Ziel ist dabei, dass eine geeignete und notwendige Anschlussunterbringung in einer Einrichtung der Jugendhilfe gefunden wird. Während des gesamten dreimonatigen Prozesses sind im Rahmen der Betreuung zahlreiche Behörden- und Beratungstermine zu leisten. Auch der Umgang mit einzelnen traumatisierten Jugendlichen gehört zu den besonderen Aufgaben der Inobhutnahme von unbegleiteten Minderjährigen.
Wo ist der Unterschied zur Unterbringung von erwachsenen Geflüchteten?
In der täglichen Arbeit liegt der größte Unterschied in der intensiven sozialpädagogischen Betreuung im Clearingverfahren, sowie anschließend in der Jugendhilfe. Darauf haben die unbegleiteten minderjährigen Geflüchteten Anspruch und nur auf diese Weise lässt sich eine Kindeswohlgefährdung in ihrer Situation ausschließen.

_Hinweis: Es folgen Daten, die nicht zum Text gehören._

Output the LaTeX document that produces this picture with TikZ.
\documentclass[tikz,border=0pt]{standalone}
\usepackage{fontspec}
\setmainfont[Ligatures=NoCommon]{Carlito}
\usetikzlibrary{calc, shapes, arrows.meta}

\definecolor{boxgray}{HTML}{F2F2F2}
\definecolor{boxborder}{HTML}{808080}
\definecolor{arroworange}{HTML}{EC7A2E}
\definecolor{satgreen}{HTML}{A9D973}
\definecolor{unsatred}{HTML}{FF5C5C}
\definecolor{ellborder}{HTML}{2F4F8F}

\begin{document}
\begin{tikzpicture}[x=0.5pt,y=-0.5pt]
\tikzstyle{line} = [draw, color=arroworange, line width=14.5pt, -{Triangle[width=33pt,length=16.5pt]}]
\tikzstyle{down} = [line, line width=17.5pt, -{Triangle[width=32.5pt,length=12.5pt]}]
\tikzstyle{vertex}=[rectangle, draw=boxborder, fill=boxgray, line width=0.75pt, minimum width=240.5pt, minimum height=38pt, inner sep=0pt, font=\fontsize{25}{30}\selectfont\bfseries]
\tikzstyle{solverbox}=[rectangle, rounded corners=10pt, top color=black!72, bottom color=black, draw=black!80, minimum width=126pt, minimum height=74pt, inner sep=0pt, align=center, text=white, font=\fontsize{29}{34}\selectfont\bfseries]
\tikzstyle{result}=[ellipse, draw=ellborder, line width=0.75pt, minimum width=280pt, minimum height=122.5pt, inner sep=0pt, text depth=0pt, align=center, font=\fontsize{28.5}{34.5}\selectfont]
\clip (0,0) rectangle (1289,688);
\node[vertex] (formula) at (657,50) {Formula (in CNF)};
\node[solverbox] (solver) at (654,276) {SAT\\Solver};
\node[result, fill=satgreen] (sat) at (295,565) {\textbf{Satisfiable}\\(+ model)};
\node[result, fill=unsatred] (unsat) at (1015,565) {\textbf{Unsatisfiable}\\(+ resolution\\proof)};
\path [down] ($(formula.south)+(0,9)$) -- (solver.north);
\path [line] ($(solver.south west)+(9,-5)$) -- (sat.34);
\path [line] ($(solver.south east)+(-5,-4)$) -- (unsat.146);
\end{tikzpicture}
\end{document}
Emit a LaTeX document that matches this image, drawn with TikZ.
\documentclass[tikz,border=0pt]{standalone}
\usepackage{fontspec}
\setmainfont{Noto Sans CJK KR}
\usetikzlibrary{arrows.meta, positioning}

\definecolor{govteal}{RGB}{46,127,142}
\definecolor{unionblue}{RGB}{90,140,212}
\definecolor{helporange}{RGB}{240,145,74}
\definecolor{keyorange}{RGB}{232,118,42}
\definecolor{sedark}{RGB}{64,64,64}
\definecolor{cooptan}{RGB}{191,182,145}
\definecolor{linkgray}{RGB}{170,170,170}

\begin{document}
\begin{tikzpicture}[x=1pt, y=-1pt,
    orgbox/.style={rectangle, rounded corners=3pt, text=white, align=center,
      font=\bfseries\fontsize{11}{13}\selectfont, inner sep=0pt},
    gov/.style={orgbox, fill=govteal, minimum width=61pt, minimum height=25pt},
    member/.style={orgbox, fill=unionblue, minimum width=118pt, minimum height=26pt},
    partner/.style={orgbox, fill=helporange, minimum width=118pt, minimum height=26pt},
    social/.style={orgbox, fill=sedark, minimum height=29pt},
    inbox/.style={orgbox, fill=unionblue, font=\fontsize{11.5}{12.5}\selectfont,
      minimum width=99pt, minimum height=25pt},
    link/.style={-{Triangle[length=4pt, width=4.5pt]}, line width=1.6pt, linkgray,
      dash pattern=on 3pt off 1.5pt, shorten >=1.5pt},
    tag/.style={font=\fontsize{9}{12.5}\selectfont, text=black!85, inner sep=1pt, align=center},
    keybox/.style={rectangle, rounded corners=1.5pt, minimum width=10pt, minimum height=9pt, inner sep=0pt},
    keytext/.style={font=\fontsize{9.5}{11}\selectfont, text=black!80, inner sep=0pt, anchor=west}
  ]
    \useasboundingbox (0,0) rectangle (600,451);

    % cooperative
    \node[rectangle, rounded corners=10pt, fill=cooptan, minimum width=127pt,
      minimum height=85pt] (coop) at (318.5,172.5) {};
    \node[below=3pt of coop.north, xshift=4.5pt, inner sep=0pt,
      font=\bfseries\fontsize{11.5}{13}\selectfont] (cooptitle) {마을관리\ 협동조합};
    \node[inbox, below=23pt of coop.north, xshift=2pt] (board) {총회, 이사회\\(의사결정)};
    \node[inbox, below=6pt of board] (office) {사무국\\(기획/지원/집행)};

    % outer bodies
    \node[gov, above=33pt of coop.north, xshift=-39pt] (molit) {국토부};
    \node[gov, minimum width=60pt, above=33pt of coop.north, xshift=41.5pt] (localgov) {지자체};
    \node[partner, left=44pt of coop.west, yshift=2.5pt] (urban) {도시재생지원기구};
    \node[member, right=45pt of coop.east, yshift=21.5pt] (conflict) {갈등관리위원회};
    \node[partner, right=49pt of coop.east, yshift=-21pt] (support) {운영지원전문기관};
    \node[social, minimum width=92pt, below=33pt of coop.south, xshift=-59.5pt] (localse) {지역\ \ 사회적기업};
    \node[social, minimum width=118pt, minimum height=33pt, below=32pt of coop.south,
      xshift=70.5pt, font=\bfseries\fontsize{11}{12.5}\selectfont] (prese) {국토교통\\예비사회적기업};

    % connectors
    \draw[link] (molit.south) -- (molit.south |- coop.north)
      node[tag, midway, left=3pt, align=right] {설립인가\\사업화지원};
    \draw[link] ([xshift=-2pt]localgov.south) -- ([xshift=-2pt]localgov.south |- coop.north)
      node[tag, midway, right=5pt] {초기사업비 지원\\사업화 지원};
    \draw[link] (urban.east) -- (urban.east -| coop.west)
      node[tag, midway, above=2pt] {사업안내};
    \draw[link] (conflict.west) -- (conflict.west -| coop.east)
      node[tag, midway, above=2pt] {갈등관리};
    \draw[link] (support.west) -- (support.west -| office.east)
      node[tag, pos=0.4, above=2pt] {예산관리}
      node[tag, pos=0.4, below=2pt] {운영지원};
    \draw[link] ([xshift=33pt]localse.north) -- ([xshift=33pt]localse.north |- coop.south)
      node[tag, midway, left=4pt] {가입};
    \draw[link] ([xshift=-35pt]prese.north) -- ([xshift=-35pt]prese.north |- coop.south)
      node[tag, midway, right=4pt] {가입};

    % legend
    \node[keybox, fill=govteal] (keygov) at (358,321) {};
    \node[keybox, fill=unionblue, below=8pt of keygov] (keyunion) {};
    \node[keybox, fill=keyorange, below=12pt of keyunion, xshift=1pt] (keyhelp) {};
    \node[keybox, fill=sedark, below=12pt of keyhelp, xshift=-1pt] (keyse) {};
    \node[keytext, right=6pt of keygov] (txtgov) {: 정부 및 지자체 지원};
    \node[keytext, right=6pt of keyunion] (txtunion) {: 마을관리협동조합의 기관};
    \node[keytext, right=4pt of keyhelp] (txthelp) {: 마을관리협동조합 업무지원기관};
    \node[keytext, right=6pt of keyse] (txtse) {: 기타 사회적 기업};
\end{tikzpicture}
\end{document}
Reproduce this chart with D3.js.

Unabhängig davon trifft uns bei Minderjährigen natürlich immer eine größere moralische Verantwortung. Wir müssen uns vergegenwärtigen: Diese Menschen haben in ihren jungen Jahren Dinge erlebt, durchlebt, gesehen und erfahren, die sich viele von uns nicht einmal vorstellen können. Dies zu verarbeiten ist für jeden Menschen schwer, für Kinder und Jugendliche ganz besonders. Hinzu kommt immer: Sie sind ohne Eltern hier und haben damit in der Regel eine ihrer engsten Personen verloren oder zumindest zurückgelassen. Diese Kinder und Jugendlichen kommen mit einem großen Rucksack an Sorgen, und Verletzungen, aber auch an Träumen und Sehnsüchten. Ich sehe es als unsere Aufgabe an, ihnen hier einen sicheren Ort zu schaffen und ihnen die nötige Unterstützung und Begleitung zu geben.